2004 – 2.86 million (1.32 million + 1.54 million)
2005 – 3.32 million (1.32 million + 2.00 million)
2006 – 3.49 million (1.19 million + 2.30 million)
2007 – 3.04 million (729k + 2.31 million)*
2008 – 3.14 million (785k + 2.36 million)*
2009 – 3.61 million (1.36 million + 2.24 million)
2010 – 3.70 million (1.90 million + 1.80 million)
2011 – 4.40 million (2.10 million + 2.13 million)

* note – the drop for 2007 and 2008 can be attributed to the change of track from Suzuka to Fuji meaning that the race started 90 minutes earlier in the UK

The reason why the live airings have skyrocketed in the last two years is because of more people recording the live airing and watching it later in the day, anyone that watches a programme before 02:00 will be counted in that days overnights, so do not assume that 500,000 more people got up early in 2010 compared with 2009, it just means that more people watched the “live” airing of the Japanese Grand Prix (a little bit more on the data that I use here).

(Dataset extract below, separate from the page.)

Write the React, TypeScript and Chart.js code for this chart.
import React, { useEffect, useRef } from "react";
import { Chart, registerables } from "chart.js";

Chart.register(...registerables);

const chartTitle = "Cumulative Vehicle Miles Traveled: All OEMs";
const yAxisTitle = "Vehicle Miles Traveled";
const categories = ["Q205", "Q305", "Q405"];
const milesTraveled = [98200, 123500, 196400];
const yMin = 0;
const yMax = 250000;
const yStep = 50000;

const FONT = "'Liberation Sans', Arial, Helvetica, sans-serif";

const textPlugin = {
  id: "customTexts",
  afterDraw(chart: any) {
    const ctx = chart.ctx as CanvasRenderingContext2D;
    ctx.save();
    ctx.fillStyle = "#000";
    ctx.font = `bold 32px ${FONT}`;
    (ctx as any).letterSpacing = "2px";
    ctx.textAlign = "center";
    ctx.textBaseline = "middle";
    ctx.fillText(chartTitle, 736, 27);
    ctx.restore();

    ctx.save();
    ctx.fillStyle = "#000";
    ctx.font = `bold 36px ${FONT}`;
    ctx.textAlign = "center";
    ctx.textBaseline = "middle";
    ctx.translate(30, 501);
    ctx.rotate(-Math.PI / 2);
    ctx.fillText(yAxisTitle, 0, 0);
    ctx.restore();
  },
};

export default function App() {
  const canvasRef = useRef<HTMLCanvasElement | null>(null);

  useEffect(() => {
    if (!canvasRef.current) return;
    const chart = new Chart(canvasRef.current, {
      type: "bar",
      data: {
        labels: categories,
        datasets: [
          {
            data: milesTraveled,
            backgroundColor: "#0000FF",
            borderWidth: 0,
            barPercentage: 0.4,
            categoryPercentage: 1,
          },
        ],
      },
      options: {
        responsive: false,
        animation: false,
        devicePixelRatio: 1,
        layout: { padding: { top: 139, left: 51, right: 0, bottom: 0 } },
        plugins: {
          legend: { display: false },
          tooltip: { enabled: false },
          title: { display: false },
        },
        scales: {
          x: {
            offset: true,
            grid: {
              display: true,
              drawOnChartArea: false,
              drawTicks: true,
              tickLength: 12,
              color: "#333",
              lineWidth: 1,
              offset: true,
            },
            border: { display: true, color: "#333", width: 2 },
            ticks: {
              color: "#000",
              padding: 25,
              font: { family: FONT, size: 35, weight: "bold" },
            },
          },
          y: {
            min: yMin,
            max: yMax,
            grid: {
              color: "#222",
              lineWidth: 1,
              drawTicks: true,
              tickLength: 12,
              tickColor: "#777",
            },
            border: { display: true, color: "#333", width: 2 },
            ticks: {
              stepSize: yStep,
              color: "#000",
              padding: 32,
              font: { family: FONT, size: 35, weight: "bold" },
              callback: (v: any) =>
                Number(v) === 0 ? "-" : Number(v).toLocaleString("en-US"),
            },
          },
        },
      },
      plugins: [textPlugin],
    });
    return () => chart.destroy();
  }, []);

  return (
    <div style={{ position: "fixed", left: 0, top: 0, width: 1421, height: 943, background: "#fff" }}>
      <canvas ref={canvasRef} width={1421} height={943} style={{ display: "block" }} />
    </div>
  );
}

In any case, the 2.36 million for BBC for this past Sunday is not a “out of the ordinary” number. Yes it is joint top alongside 2008, but arguably it should be higher when you consider that Sky Sports F1 will have lower numbers. None of Sky Sports F1’s race airings made ITV Media’s top 10, meaning each individual airing had under 559,000 viewers.

I don’t like to include Sky’s first repeat number, in Sunday’s case the 11:30 because given the money people have forked out to pay for the channel I would like to think that they would make the effort to watch it live! In any case, even if the live airing (+ re-run airing if you wish to) had 670,000 viewers, it would be the lowest figure since 2004. Which would be quite frankly a horrific statistic. If I do see any Sky Sports F1 numbers, I shall add them, but expect “low” rather than “high”.

Onto Qualifying, the BBC highlights show had 1.64 million viewers, down on the 1.97 million viewers for last year’s re-run. So not pretty figures all around, really.